• [Your objective]: Check every line below for the word "chart" and copy the ones that have it.

• [Task data]:
## BEGIN
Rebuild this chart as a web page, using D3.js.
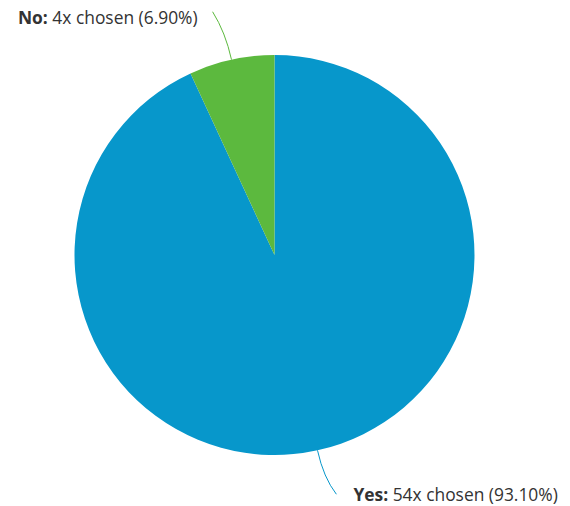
## END
## BEGIN
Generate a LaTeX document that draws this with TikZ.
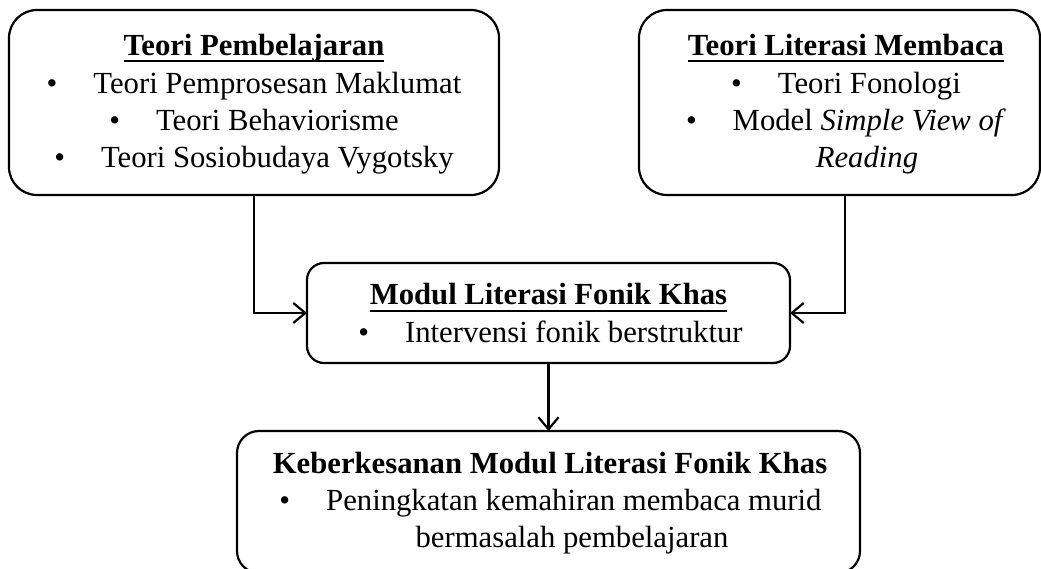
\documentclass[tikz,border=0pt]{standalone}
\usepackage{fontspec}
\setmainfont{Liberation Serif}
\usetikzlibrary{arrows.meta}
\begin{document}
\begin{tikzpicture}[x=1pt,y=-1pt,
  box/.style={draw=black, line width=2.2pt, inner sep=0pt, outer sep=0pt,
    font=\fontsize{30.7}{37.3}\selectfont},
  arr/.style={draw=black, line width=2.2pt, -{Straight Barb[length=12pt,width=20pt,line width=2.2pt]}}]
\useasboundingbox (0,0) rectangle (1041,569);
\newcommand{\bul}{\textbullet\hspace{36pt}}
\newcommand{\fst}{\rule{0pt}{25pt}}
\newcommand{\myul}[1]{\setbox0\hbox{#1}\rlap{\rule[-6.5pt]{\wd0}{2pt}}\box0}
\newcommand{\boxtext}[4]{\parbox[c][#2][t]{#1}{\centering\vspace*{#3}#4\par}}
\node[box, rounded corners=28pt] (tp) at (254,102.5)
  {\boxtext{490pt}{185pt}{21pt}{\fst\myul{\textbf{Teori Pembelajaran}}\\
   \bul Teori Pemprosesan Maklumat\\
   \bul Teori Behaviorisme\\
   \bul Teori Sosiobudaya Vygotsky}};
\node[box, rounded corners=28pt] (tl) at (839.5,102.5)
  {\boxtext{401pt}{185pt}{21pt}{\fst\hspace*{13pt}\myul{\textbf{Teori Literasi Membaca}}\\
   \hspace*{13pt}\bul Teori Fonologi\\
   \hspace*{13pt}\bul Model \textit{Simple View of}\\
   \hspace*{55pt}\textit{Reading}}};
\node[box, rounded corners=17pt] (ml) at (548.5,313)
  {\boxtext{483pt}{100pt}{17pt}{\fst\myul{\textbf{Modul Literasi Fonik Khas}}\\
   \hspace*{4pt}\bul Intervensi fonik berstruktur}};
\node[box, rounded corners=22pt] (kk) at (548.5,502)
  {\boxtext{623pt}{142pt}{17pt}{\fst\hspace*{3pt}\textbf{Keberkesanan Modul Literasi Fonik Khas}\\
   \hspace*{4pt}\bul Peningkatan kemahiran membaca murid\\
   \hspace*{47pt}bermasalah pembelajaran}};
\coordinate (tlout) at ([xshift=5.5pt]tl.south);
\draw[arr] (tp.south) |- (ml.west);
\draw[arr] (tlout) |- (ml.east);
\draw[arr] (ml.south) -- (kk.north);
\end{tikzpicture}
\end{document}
## END
## BEGIN
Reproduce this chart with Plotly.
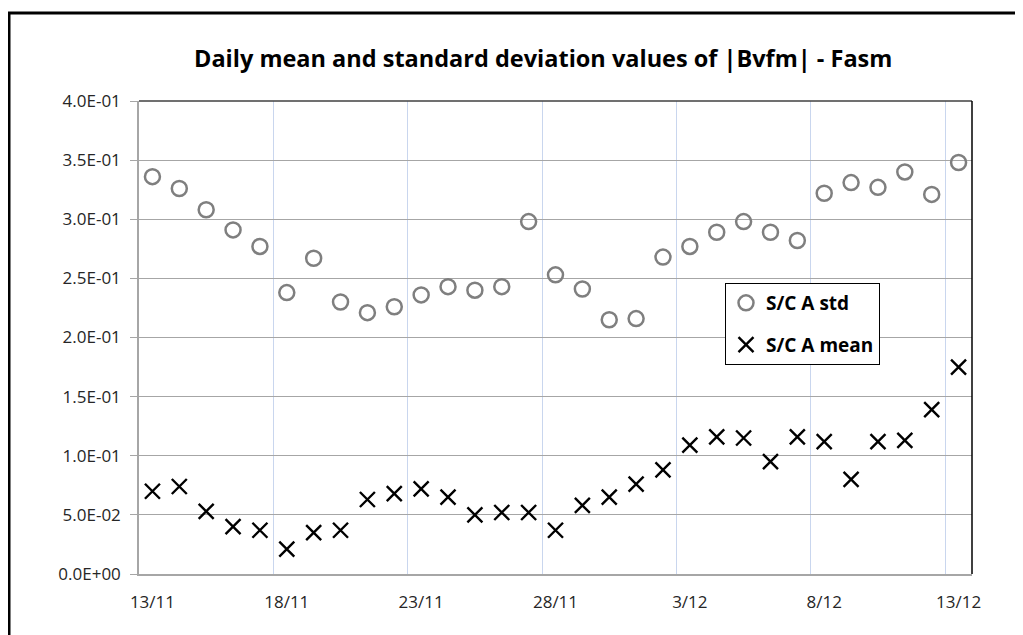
## END
• [Task response]:
Rebuild this chart as a web page, using D3.js.
Reproduce this chart with Plotly.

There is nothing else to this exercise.